Imagine if you had the formula to hand to be able to make your own 200 watt SLI/H autoleak transformer, (something that is so rare in the UK, people have to use alternative gear)!
Maybe Roman (RRK) can shed some more light on this as he did above?😎
There is no secret or mystery in calculation of a transformer, including a leak transformer. All the math is already 150 years old

A tricky part may be there is no direct recipe to make a transformer or an inductor, you need get a balance of cost, weight, size and efficiency. All these parameters are mutually dependent! Add also a necessary 'fun' measure to a hobby project. Designing a balanced ballast may be an ok job professional, but too mundane to complete as a hobby.
First thing you have to respect in designing a magnetic part is saturation induction of a core, called Bmax. As Bmax defines a maximum of counter-EMF in a winding that works against an applied voltage, generally it will dictate a number of turns per volt for a given core cross section at a given line frequency. Okay. Next you have a turns ratio between primary and secondary approximately as a ratio of line voltage and OCV required. Note that in practical leak transformers secondary winding is usually fed from a tap of primary, so the ballast is in fact somewhat in between of a choke fed by an autotransformer and true leak transformer. Next you add a magnetic shunt. Calculating magnetic resistance is complex, one may even tune magnetic shunt gap experimentally.
And so on.
As for (re)making a SLI/H ballast. As usual, before you start to make anything, the first question to ask is 'why'. Depending on the answer you can go different ways. Let's say the answer is 'I just want to light up a rare lamp correctly'. Well then you have to remember that any leak transformer is electrically equivalent to a combo of an (auto)transformer and a choke. Making this is significantly easier than making a custom leak transformer. You can reuse some scrap transformer for an OCV required and then add a group of chokes calculated to proper impedance for prescribed lamp current.
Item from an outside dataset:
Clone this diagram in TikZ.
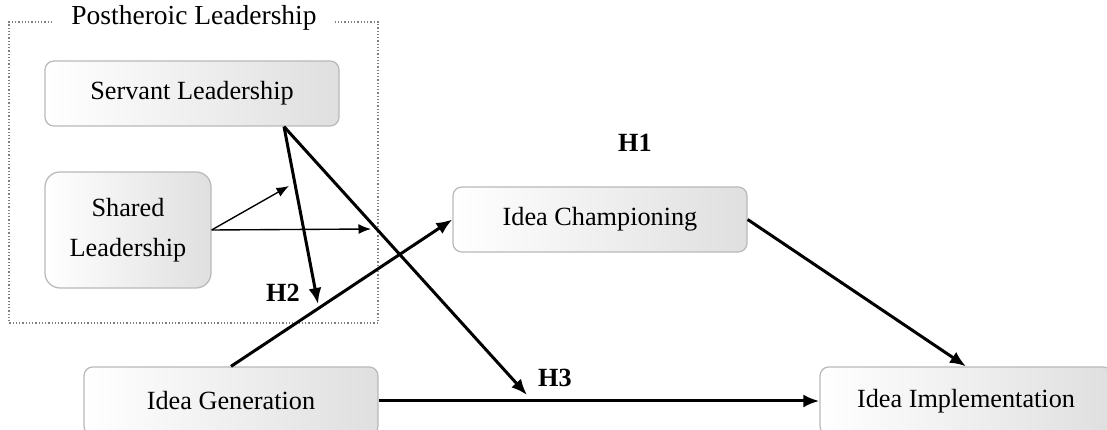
\documentclass[tikz,border=0pt]{standalone}
\usepackage{fontspec}
\setmainfont{Liberation Serif}
\usepackage{tikz}
\usetikzlibrary{arrows.meta}

\tikzset{
  box/.style={draw=gray!55, line width=0.5pt, rounded corners=3.5pt, left color=white, right color=gray!25,
              inner sep=0pt, align=center, font=\fontsize{10.5}{16}\selectfont},
  hyp/.style={font=\bfseries\fontsize{10.5}{12}\selectfont},
  mainarrow/.style={-{Latex[length=6.4pt,width=5.2pt]}, line width=1.2pt},
  modarrow/.style={-{Latex[length=5pt,width=4pt]}, line width=0.55pt},
  groupline/.style={gray, line width=0.6pt, dash pattern=on 0.5pt off 0.8pt}
}

\begin{document}
\begin{tikzpicture}[x=0.4pt,y=-0.4pt]
   \useasboundingbox (0,0) rectangle (1107,430);
   \node[inner xsep=7pt, inner ysep=1pt, font=\fontsize{11}{13}\selectfont] (group) at (194,18) {Postheroic Leadership};
   \draw[groupline] (group.east |- 0,22) -- (378,22) -- (378,323) -- (9,323) -- (9,22) -- (group.west |- 0,22);
   \node[box, minimum width=117.6pt, minimum height=26pt] (sl) at (192,93.5) {Servant Leadership};
   \node[box, minimum width=66.4pt, minimum height=46.4pt, rounded corners=6pt] (sh) at (128,230) {Shared\\Leadership};
   \node[box, minimum width=117.6pt, minimum height=26pt] (ic) at (600,219.5) {Idea Championing};
   \node[box, minimum width=117.6pt, minimum height=27.2pt] (ig) at (231,401) {Idea Generation};
   \node[box, minimum width=116.8pt, minimum height=27.2pt] (ii) at (966,401) {Idea Implementation};
   \node[hyp] (h1) at (635,143) {H1};
   \node[hyp] (h2) at (283,293) {H2};
   \node[hyp] (h3) at (555,378) {H3};
   \coordinate (h2tip) at (318,304);
   \coordinate (h3tip) at (527,395);
   \coordinate (modA) at (289,186);
   \coordinate (modB) at (371,229);
   \draw[mainarrow] (ig.north) -- (ic.west);
   \draw[mainarrow] (ig.east) -- (ii.west);
   \draw[mainarrow] (ic.east) -- (ii.north);
   \draw[mainarrow] ([xshift=36.8pt]sl.south) -- (h2tip);
   \draw[mainarrow] ([xshift=36.8pt]sl.south) -- (h3tip);
   \draw[modarrow] (sh.east) -- (modA);
   \draw[modarrow] (sh.east) -- (modB);
\end{tikzpicture}
\end{document}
Or the answer may be 'I want to have a historically correct replica of the ballast!" Okay then, the best you can do is to find a surviving original and take all the measurements. Turns can be measured non-destructively. Modern magnetic materials are likely slightly better than historical ones, so you may measure the core dimensions and re-create it with modern laminations.
Or you can answer 'I just want some fun)' Well that's legitimate for sure. Making a transformer/choke is relatively trivial. I did some at 50Hz and HF too. A winding machine is not complex and not very expensive, generally it is a bobbin holder with a counter and a hand or motor crank. Enamelled wire is easy to buy, even some modern varieties available, even off Aliexpress. You can cannibalize some scrap transformers for magnetic materials and coil formers.